I had dumped the dirty blackboard water in the bathroom sink and was headed back to my classroom when a student appeared in the hall. I do not know whether she slipped into the building prior to security arriving or if she came in early for breakfast and slipped through the cafeteria door when no one was looking. At any rate, she was unauthorized to be on the floor at that time. This was only my second month teaching, and I was not sure how to address the situation. Before I could open my mouth to speak, the student addressed me as if she had been looking for me.

            “Excuse me, are you a teacher?”

            “Yes, how can I help you?”

            “I need to talk to you,” she said.

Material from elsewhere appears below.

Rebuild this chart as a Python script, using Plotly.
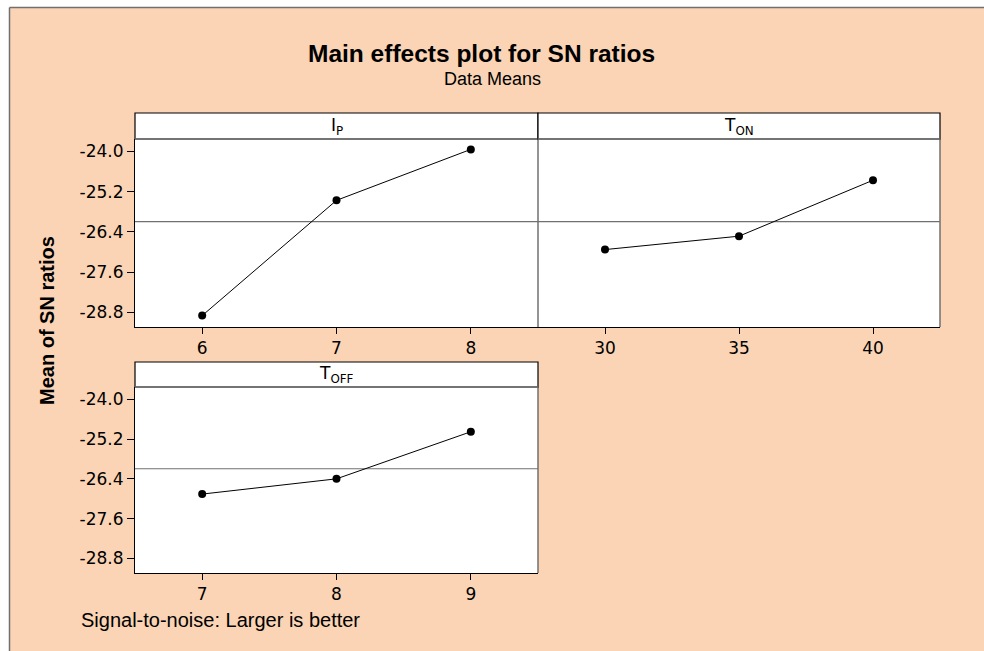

I could see worry across her face and her posture was meek with a sullen disposition. I began to get nervous and searched the halls to see if another teacher had come in to work so that I could tag team them into the conversation. It was still early and to my dismay, we were the only souls on the floor.

            “What’s wrong,” I asked.

            “I am having some problems and I really need someone to talk to.”

I did not know if I was being tested or what. Let me reiterate that this was my first year with the official administrative title “teacher.”  Although I was not a stranger to the classroom, my previous title was “long-term substitute,” I just filled in where the assigned teacher left off. It was not required of me to become instinctively attached to the needs of the students outside of the classroom.

At this point, I was in the beginning stages of teacher training and the official title brought new ethical burdens. I could not fake ignorance. Although I was fully pledged to the task with my heart, I still had not grasped the fact that along with the title “teacher,” often comes counselor, dietician, nurse, doctor, psychologist, good will provider, and parent amongst other things. To be more specific, you are the unofficial fixer of all things required of your students. Without this experience I tried to shift responsibility to the specialist on site and referred the girl. I gave her the name and location of the guidance counselor and stressed to the student that she needed to take her issues there and not with me. Basically, I feared screwing up more than I cared about the well being of that child.

Although she looked disappointed, she appeared to have understood. Then she walked away and descended the stairs out of eyesight just as easily as she appeared. Later that day and for the remainder of the week, I questioned the guidance counselor to see if the student showed up to her office. She never did. To this day I am not even sure if she was a student because I never saw her prior to that moment, and she never appeared again. I considered the fact that she may have been in another grade, so whenever I walked the halls and cafeteria, I would search for her face, but to no avail.

Maybe that little girl was an apparition, an angel of sorts, trying to show me it was okay to counsel my students as my fears prevented me from vocalizing my opinions during my first year.  And trust, there were many times I should have been vocal about various issues, but I let them slide thinking it was not my place. It was because of this incident that I decided that I would never again stand by and allow something unjust to occur to one of my students without taking a stand. At a minimum, I could at least make inquiry with the administration to put them on notice. From that point on, I always opted to hear a child’s plea for help before making a final assessment.

That encounter haunts me to this day. I always wonder if everything worked out for that little girl or if my decision not to get involved resulted into something catastrophic. I will never know.